Causa perplexidade ver a estabilidade jurídica, mais uma vez, estremecida por decisão judicial proferida pelas instâncias extraordinárias cujo conteúdo, para piorar a situação, é ampliado pelo rito do art. 543-C do Código de Processo Civil. Foi julgado pela Primeira Seção do Superior Tribunal de Justiça (STJ) em 14/10/2009 (e publicado no DJ de 29/10/2009) o Recurso Especial (Resp) nº 1.117.121/SP, cuja relatoria coube à Ministra Eliana Calmon.
Esta decisão, conforme se verá adiante, passou por cima do que diz a Lei Complementar (LC) nº 116/2003 no que diz respeito à competência para exigir o ISS sobre determinados serviços e criou nova regra geral com base num caso concreto, deixando os contribuintes em situação delicada.
TRIBUTÁRIO – ISS – PRESTAÇÃO DE SERVIÇO – CONSTRUÇÃO CIVIL – PROJETO, ASSESSORAMENTO NA LICITAÇÃO E GERENCIAMENTO DA OBRA CONTRATADA – COMPETÊNCIA DO MUNICÍPIO ONDE SE REALIZOU O SERVIÇO DE CONSTRUÇÃO – CONTRATO ÚNICO SEM DIVISÃO DOS SERVIÇOS PRESTADOS.
1. A competência para cobrança do ISS, sob a égide do DL 406/68 era o do local da prestação do serviço (art. 12), o que foi alterado pela LC 116/2003, quando passou a competência para o local da sede do prestador do serviço (art. 3º).
2. Em se tratando de construção civil, diferentemente, antes ou depois da lei complementar, o imposto é devido no local da construção (art.12, letra “b” do DL 406/68 e art.3º, da LC 116/2003).
3. Mesmo estabeleça o contrato diversas etapas da obra de construção, muitas das quais realizadas fora da obra e em município diverso, onde esteja a sede da prestadora, considera-se a obra como uma universalidade, sem divisão das etapas de execução para efeito de recolhimento do ISS.
4. Discussão de honorários advocatícios prejudicada em razão da inversão dos ônus da sucumbência.

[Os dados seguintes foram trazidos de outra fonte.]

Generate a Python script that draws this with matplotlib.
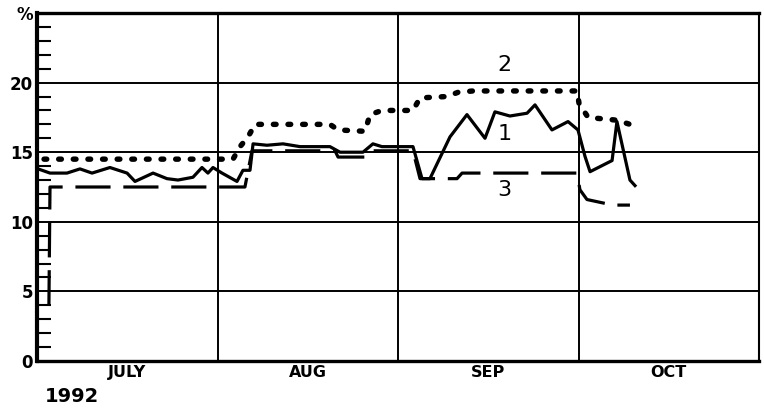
import matplotlib
matplotlib.use("Agg")
import matplotlib.pyplot as plt
from matplotlib.ticker import MultipleLocator, FixedLocator, NullFormatter

# x positions are in months from 1 July 1992 (each month drawn equally wide)
months = ["JULY", "AUG", "SEP", "OCT"]

x1 = [0.006, 0.072, 0.166, 0.238, 0.305, 0.404, 0.499, 0.543, 0.643, 0.720,
      0.781, 0.864, 0.914, 0.947, 0.975, 1.025, 1.108, 1.141, 1.180, 1.197,
      1.274, 1.363, 1.457, 1.623, 1.679, 1.806, 1.861, 1.911, 2.083, 2.133,
      2.177, 2.288, 2.382, 2.482, 2.537, 2.620, 2.715, 2.759, 2.853, 2.942,
      2.997, 3.036, 3.064, 3.186, 3.213, 3.285, 3.313]
y1 = [13.8, 13.5, 13.5, 13.8, 13.5, 13.9, 13.5, 12.9, 13.5, 13.1,
      13.0, 13.2, 13.9, 13.5, 13.9, 13.5, 12.9, 13.7, 13.7, 15.6,
      15.5, 15.6, 15.4, 15.4, 15.0, 15.0, 15.6, 15.4, 15.4, 13.1,
      13.1, 16.1, 17.7, 16.0, 17.9, 17.6, 17.8, 18.4, 16.6, 17.2,
      16.6, 14.7, 13.6, 14.4, 17.2, 13.0, 12.6]

x2 = [0.039, 1.025, 1.086, 1.125, 1.169, 1.208, 1.623, 1.668, 1.817, 1.845,
      1.911, 2.083, 2.122, 2.271, 2.332, 2.416, 2.992, 3.003, 3.053, 3.130,
      3.213, 3.285]
y2 = [14.5, 14.5, 14.5, 15.4, 16.1, 17.0, 17.0, 16.6, 16.5, 17.7,
      18.0, 18.0, 18.9, 19.0, 19.3, 19.4, 19.4, 18.5, 17.5, 17.4,
      17.3, 17.0]

x3 = [0.066, 0.072, 1.152, 1.191, 1.651, 1.668, 1.834, 1.856, 2.083, 2.122,
      2.327, 2.355, 2.992, 3.008, 3.047, 3.119, 3.191, 3.285]
y3 = [4.0, 12.5, 12.5, 15.1, 15.1, 14.65, 14.65, 15.1, 15.1, 13.1,
      13.1, 13.5, 13.5, 12.3, 11.6, 11.4, 11.2, 11.2]

series_labels = ["1", "2", "3"]
label_x = [2.59, 2.59, 2.59]
label_y = [16.3, 21.3, 12.3]

ytick_vals = [0, 5, 10, 15, 20, 25]
ytick_text = ["0", "5", "10", "15", "20", "%"]
year = "1992"

fig = plt.figure(figsize=(7.64, 4.12), dpi=100)
ax = fig.add_axes([37 / 764, 51 / 412, 722 / 764, 348 / 412])

ax.plot(x1, y1, color="black", lw=2.3, solid_joinstyle="round", zorder=4)
ax.plot(x2, y2, color="black", lw=3.9, linestyle=(0, (0.5, 2.2)),
        dash_capstyle="round", zorder=4)
ax.plot(x3, y3, color="black", lw=2.3, linestyle=(0, (11, 4)), zorder=4)

for t, lx, ly in zip(series_labels, label_x, label_y):
    ax.text(lx, ly, t, fontsize=16, ha="center", va="center", zorder=5)

ax.set_xlim(0, 4)
ax.set_ylim(0, 25)

# grid lines at month boundaries and every 5 %
for xv in [1, 2, 3]:
    ax.axvline(xv, color="black", lw=1.4, zorder=2)
for yv in [5, 10, 15, 20]:
    ax.axhline(yv, color="black", lw=1.4, zorder=2)

ax.xaxis.set_major_locator(FixedLocator([0, 1, 2, 3, 4]))
ax.xaxis.set_major_formatter(NullFormatter())
ax.xaxis.set_minor_locator(FixedLocator([0.5, 1.5, 2.5, 3.5]))
ax.set_xticklabels(months, minor=True, fontsize=11.5, fontweight="bold")
ax.tick_params(axis="x", which="both", length=0, pad=3)

ax.set_yticks(ytick_vals)
ax.set_yticklabels(ytick_text, fontsize=12, fontweight="bold")
ax.yaxis.set_minor_locator(MultipleLocator(1))
ax.tick_params(axis="y", which="major", length=0, pad=3)
ax.tick_params(axis="y", which="minor", direction="in", length=10, width=1.5)

ax.spines["left"].set_linewidth(3)
ax.spines["bottom"].set_linewidth(2.4)
ax.spines["top"].set_linewidth(2.4)
ax.spines["right"].set_linewidth(1.5)

fig.text(72 / 764, 1 - 397 / 412, year, fontsize=14, fontweight="bold",
         ha="center", va="center")

fig.savefig("out.png", dpi=100)
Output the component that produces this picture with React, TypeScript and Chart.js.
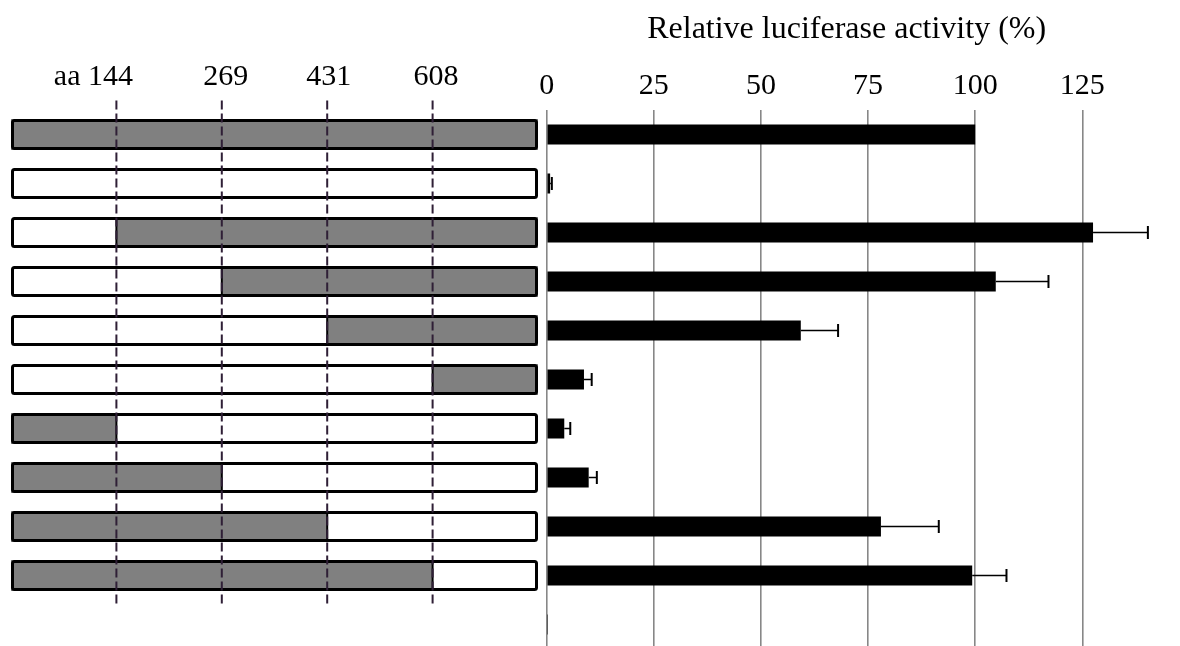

5. Recurso Especial conhecido e provido.
6. Recurso especial decidido sob o rito do art. 543-C do CPC. Adoção das providências previstas no § 7º do art. 543-C do CPC e nos arts. 5º, II e 6º da Resolução STJ nº 8/2008.
A decisão diz que, apesar de a LC nº 116/2003 permitir fracionar e de fato fracionar as várias atividades da construção civil em etapas estanques que podem ser realizadas em municípios diferentes e ter seus impostos recolhidos neles, todo o ISS incidente sobre preços de serviços referentes à obra civil devem ser recolhidos em favor de um único município, que é onde a obra civil for realizada.
O critério criado é no mínimo duvidoso.
Consta na decisão que: “Considera-se a obra como uma universalidade, sem divisão das etapas de execução para efeito de recolhimento de ISS”. Ora, “considera-se” por quê? O critério trai seu caráter francamente pessoal quando vem sem justificativa alguma, não só porque passa por cima do que diz a lei, inovando em matéria tributária sem a competência legislativa para tanto, mas também porque há consideráveis argumentos em sentido contrário. Há obras cujo prazo entre o projeto e a execução final pode consumir anos, envolver contribuintes diversos estabelecidos em municípios diversos e nem ter claro, ao final das etapas prévias à execução da obra propriamente dita, em que município ela ocorrerá.
Ora, não há dúvidas de que o ISS incidente sobre o preço da execução de obras civis é recolhido no município em que está localizada a obra (sempre o foi, desde o Decreto-lei nº 406/68), mas, com base na LC nº 116/2003, o contribuinte que presta os serviços apontados nos itens 7.01 (engenharia, agronomia, agrimensura, arquitetura, geologia, urbanismo, paisagismo e congêneres) e 7.03 (Elaboração de planos diretores, estudos de viabilidade, estudos organizacionais e outros, relacionados com obras e serviços de engenharia; elaboração de anteprojetos, projetos básicos e projetos executivos para trabalhos de engenharia) deve recolher o ISS no Município em que está estabelecido. Este município pode ou não coincidir com o município em que a obra será realizada, e, quer se goste ou não, foi o critério adotado pelo legislador, que não pode ser inovado por decisão judicial.
O fato é que tal decisão criou novo critério de competência para fins de recolhimento de ISS nos serviços de execução de obra civil municiando contribuintes e municípios para litigar em campos opostos, gerando despesas desnecessárias e enorme perda de tempo e energia.
Não é, definitivamente, o tipo de decisão judicial que o contribuinte espera do STJ.